What is being asked:
Omit the pictures and output every entry below exactly as written.

##### Available data

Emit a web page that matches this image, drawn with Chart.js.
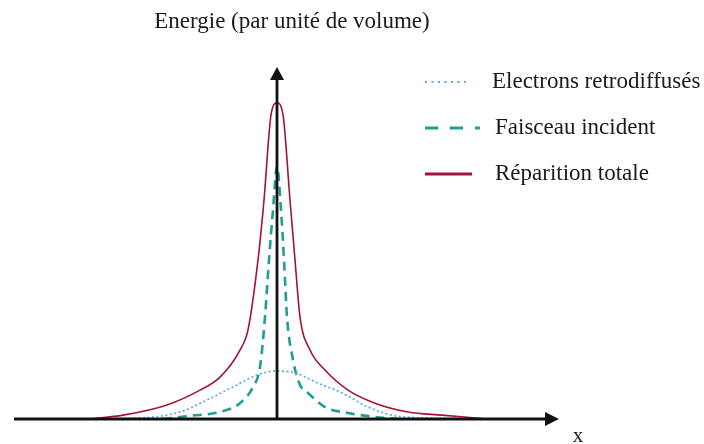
<!DOCTYPE html>
<html>
<head>
<meta charset="utf-8">
<script src="https://cdn.jsdelivr.net/npm/chart.js@4.4.1/dist/chart.umd.min.js"></script>
<style>
html,body{margin:0;padding:0;background:#fff;}
#wrap{width:704px;height:444px;position:relative;}
</style>
</head>
<body>
<div id="wrap"><canvas id="c" width="704" height="444"></canvas></div>
<script>
// Data (x in arbitrary position units, y in arbitrary energy units)
const backscatterX = [-11.2,-6.85,-4.85,-3.5,-2.2,-1.0,-0.1,0.9,2.05,3.25,4.55,5.75,7.4,11.55];
const backscatterY = [0,0.3,2.0,5.4,9.1,12.5,13.6,13.1,10.2,7.4,3.4,1.1,0.3,0];

const beamX = [-5.7,-4.35,-2.85,-1.85,-1.2,-0.85,-0.6,-0.4,-0.2,0,0.2,0.35,0.5,0.8,1.15,1.55,2.4,3.55,4.9,6.05];
const beamY = [0,0.9,2.0,4.5,9.1,14.8,29,45.2,59.4,71.9,59.4,45.2,29,16.8,9.7,7.4,3.4,1.7,0.6,0];

const totalX = [-9.35,-7.7,-5.5,-3.85,-2.85,-1.85,-1.45,-0.95,-0.65,-0.3,0,0.3,0.65,0.9,1.15,1.65,2.4,3.55,4.9,6.55,8.25,10.55];
const totalY = [0,1.1,4.0,8.2,11.9,19.6,25.3,45.2,62.2,86.4,89.8,86.4,62.2,45.2,29,19.6,13.9,8.2,4.5,2.0,1.1,0];

const seriesLabels = ["Electrons retrodiffusés","Faisceau incident","Réparition totale"];
const titleText = "Energie (par unité de volume)";
const xAxisLabel = "x";

const pts = (xs, ys) => xs.map((x,i)=>({x:x,y:ys[i]}));

const SERIF = '"Liberation Serif","DejaVu Serif",serif';

const legendStyles = [
  {width:2.2, dash:[2,4.5], end:468},
  {width:3, dash:[13,12], end:480},
  {width:3, dash:[], end:472}
];

const axesPlugin = {
  id:'customAxes',
  afterDatasetsDraw(chart){
    const ctx = chart.ctx;
    const xs = chart.scales.x, ys = chart.scales.y;
    const x0 = xs.getPixelForValue(0);
    const y0 = ys.getPixelForValue(0);
    const left = xs.left, right = xs.right, top = ys.top;
    ctx.save();
    ctx.strokeStyle = '#111';
    ctx.fillStyle = '#111';
    ctx.lineWidth = 2.8;
    // horizontal axis
    ctx.beginPath(); ctx.moveTo(left, y0); ctx.lineTo(right-12, y0); ctx.stroke();
    ctx.beginPath(); ctx.moveTo(right, y0); ctx.lineTo(right-14, y0-7); ctx.lineTo(right-14, y0+7); ctx.closePath(); ctx.fill();
    // vertical axis
    ctx.beginPath(); ctx.moveTo(x0, y0); ctx.lineTo(x0, top+10); ctx.stroke();
    ctx.beginPath(); ctx.moveTo(x0, top); ctx.lineTo(x0-7, top+13); ctx.lineTo(x0+7, top+13); ctx.closePath(); ctx.fill();
    // texts
    ctx.fillStyle = '#1a1a1a';
    ctx.font = '23px ' + SERIF;
    ctx.textBaseline = 'middle';
    ctx.textAlign = 'center';
    ctx.fillText(titleText, 292, 22);
    ctx.font = '21px ' + SERIF;
    ctx.fillText(xAxisLabel, right+19, y0+17);
    // legend
    const legendY = [82,128,174];
    const textX = [492,495,495];
    chart.data.datasets.forEach((ds,i)=>{
      const st = legendStyles[i];
      ctx.save();
      ctx.strokeStyle = ds.borderColor;
      ctx.lineWidth = st.width;
      ctx.setLineDash(st.dash);
      ctx.beginPath(); ctx.moveTo(425, legendY[i]); ctx.lineTo(st.end, legendY[i]); ctx.stroke();
      ctx.restore();
      ctx.textAlign = 'left';
      ctx.font = '23px ' + SERIF;
      ctx.fillText(ds.label, textX[i], legendY[i]);
    });
    ctx.restore();
  }
};

new Chart(document.getElementById('c'), {
  type:'line',
  data:{
    datasets:[
      {label:seriesLabels[0], data:pts(backscatterX,backscatterY), borderColor:'#5aa9ea', borderWidth:1.7, borderDash:[2,2.5], pointRadius:0, cubicInterpolationMode:'monotone', fill:false},
      {label:seriesLabels[1], data:pts(beamX,beamY), borderColor:'#1f9e98', borderWidth:2.6, borderDash:[9,6], pointRadius:0, cubicInterpolationMode:'monotone', fill:false},
      {label:seriesLabels[2], data:pts(totalX,totalY), borderColor:'#a2143c', borderWidth:1.6, pointRadius:0, cubicInterpolationMode:'monotone', fill:false}
    ]
  },
  options:{
    responsive:false,
    animation:false,
    layout:{padding:{left:14, right:145, top:67, bottom:25}},
    scales:{
      x:{type:'linear', min:-13.15, max:14.1, display:false},
      y:{type:'linear', min:0, max:100, display:false}
    },
    plugins:{legend:{display:false}, title:{display:false}, tooltip:{enabled:false}}
  },
  plugins:[axesPlugin]
});
</script>
</body>
</html>
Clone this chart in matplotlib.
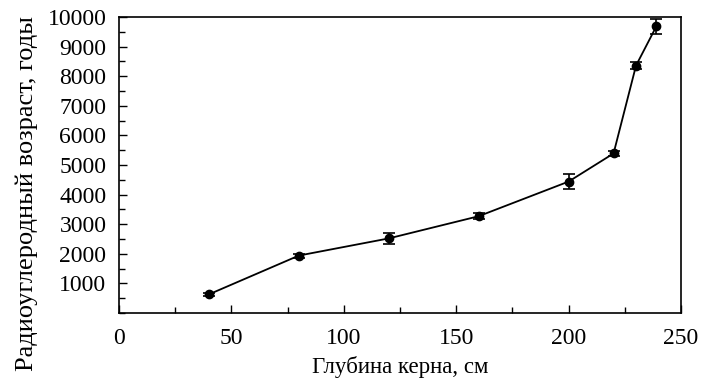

##########

Correct response:
Emit a web page that matches this image, drawn with Chart.js.
<!DOCTYPE html>
<html>
<head>
<meta charset="utf-8">
<script src="https://cdn.jsdelivr.net/npm/chart.js@4.4.1/dist/chart.umd.min.js"></script>
<style>
html,body{margin:0;padding:0;background:#fff;}
#wrap{width:704px;height:444px;position:relative;}
</style>
</head>
<body>
<div id="wrap"><canvas id="c" width="704" height="444"></canvas></div>
<script>
// Data (x in arbitrary position units, y in arbitrary energy units)
const backscatterX = [-11.2,-6.85,-4.85,-3.5,-2.2,-1.0,-0.1,0.9,2.05,3.25,4.55,5.75,7.4,11.55];
const backscatterY = [0,0.3,2.0,5.4,9.1,12.5,13.6,13.1,10.2,7.4,3.4,1.1,0.3,0];

const beamX = [-5.7,-4.35,-2.85,-1.85,-1.2,-0.85,-0.6,-0.4,-0.2,0,0.2,0.35,0.5,0.8,1.15,1.55,2.4,3.55,4.9,6.05];
const beamY = [0,0.9,2.0,4.5,9.1,14.8,29,45.2,59.4,71.9,59.4,45.2,29,16.8,9.7,7.4,3.4,1.7,0.6,0];

const totalX = [-9.35,-7.7,-5.5,-3.85,-2.85,-1.85,-1.45,-0.95,-0.65,-0.3,0,0.3,0.65,0.9,1.15,1.65,2.4,3.55,4.9,6.55,8.25,10.55];
const totalY = [0,1.1,4.0,8.2,11.9,19.6,25.3,45.2,62.2,86.4,89.8,86.4,62.2,45.2,29,19.6,13.9,8.2,4.5,2.0,1.1,0];

const seriesLabels = ["Electrons retrodiffusés","Faisceau incident","Réparition totale"];
const titleText = "Energie (par unité de volume)";
const xAxisLabel = "x";

const pts = (xs, ys) => xs.map((x,i)=>({x:x,y:ys[i]}));

const SERIF = '"Liberation Serif","DejaVu Serif",serif';

const legendStyles = [
  {width:2.2, dash:[2,4.5], end:468},
  {width:3, dash:[13,12], end:480},
  {width:3, dash:[], end:472}
];

const axesPlugin = {
  id:'customAxes',
  afterDatasetsDraw(chart){
    const ctx = chart.ctx;
    const xs = chart.scales.x, ys = chart.scales.y;
    const x0 = xs.getPixelForValue(0);
    const y0 = ys.getPixelForValue(0);
    const left = xs.left, right = xs.right, top = ys.top;
    ctx.save();
    ctx.strokeStyle = '#111';
    ctx.fillStyle = '#111';
    ctx.lineWidth = 2.8;
    // horizontal axis
    ctx.beginPath(); ctx.moveTo(left, y0); ctx.lineTo(right-12, y0); ctx.stroke();
    ctx.beginPath(); ctx.moveTo(right, y0); ctx.lineTo(right-14, y0-7); ctx.lineTo(right-14, y0+7); ctx.closePath(); ctx.fill();
    // vertical axis
    ctx.beginPath(); ctx.moveTo(x0, y0); ctx.lineTo(x0, top+10); ctx.stroke();
    ctx.beginPath(); ctx.moveTo(x0, top); ctx.lineTo(x0-7, top+13); ctx.lineTo(x0+7, top+13); ctx.closePath(); ctx.fill();
    // texts
    ctx.fillStyle = '#1a1a1a';
    ctx.font = '23px ' + SERIF;
    ctx.textBaseline = 'middle';
    ctx.textAlign = 'center';
    ctx.fillText(titleText, 292, 22);
    ctx.font = '21px ' + SERIF;
    ctx.fillText(xAxisLabel, right+19, y0+17);
    // legend
    const legendY = [82,128,174];
    const textX = [492,495,495];
    chart.data.datasets.forEach((ds,i)=>{
      const st = legendStyles[i];
      ctx.save();
      ctx.strokeStyle = ds.borderColor;
      ctx.lineWidth = st.width;
      ctx.setLineDash(st.dash);
      ctx.beginPath(); ctx.moveTo(425, legendY[i]); ctx.lineTo(st.end, legendY[i]); ctx.stroke();
      ctx.restore();
      ctx.textAlign = 'left';
      ctx.font = '23px ' + SERIF;
      ctx.fillText(ds.label, textX[i], legendY[i]);
    });
    ctx.restore();
  }
};

new Chart(document.getElementById('c'), {
  type:'line',
  data:{
    datasets:[
      {label:seriesLabels[0], data:pts(backscatterX,backscatterY), borderColor:'#5aa9ea', borderWidth:1.7, borderDash:[2,2.5], pointRadius:0, cubicInterpolationMode:'monotone', fill:false},
      {label:seriesLabels[1], data:pts(beamX,beamY), borderColor:'#1f9e98', borderWidth:2.6, borderDash:[9,6], pointRadius:0, cubicInterpolationMode:'monotone', fill:false},
      {label:seriesLabels[2], data:pts(totalX,totalY), borderColor:'#a2143c', borderWidth:1.6, pointRadius:0, cubicInterpolationMode:'monotone', fill:false}
    ]
  },
  options:{
    responsive:false,
    animation:false,
    layout:{padding:{left:14, right:145, top:67, bottom:25}},
    scales:{
      x:{type:'linear', min:-13.15, max:14.1, display:false},
      y:{type:'linear', min:0, max:100, display:false}
    },
    plugins:{legend:{display:false}, title:{display:false}, tooltip:{enabled:false}}
  },
  plugins:[axesPlugin]
});
</script>
</body>
</html>
Clone this chart in matplotlib.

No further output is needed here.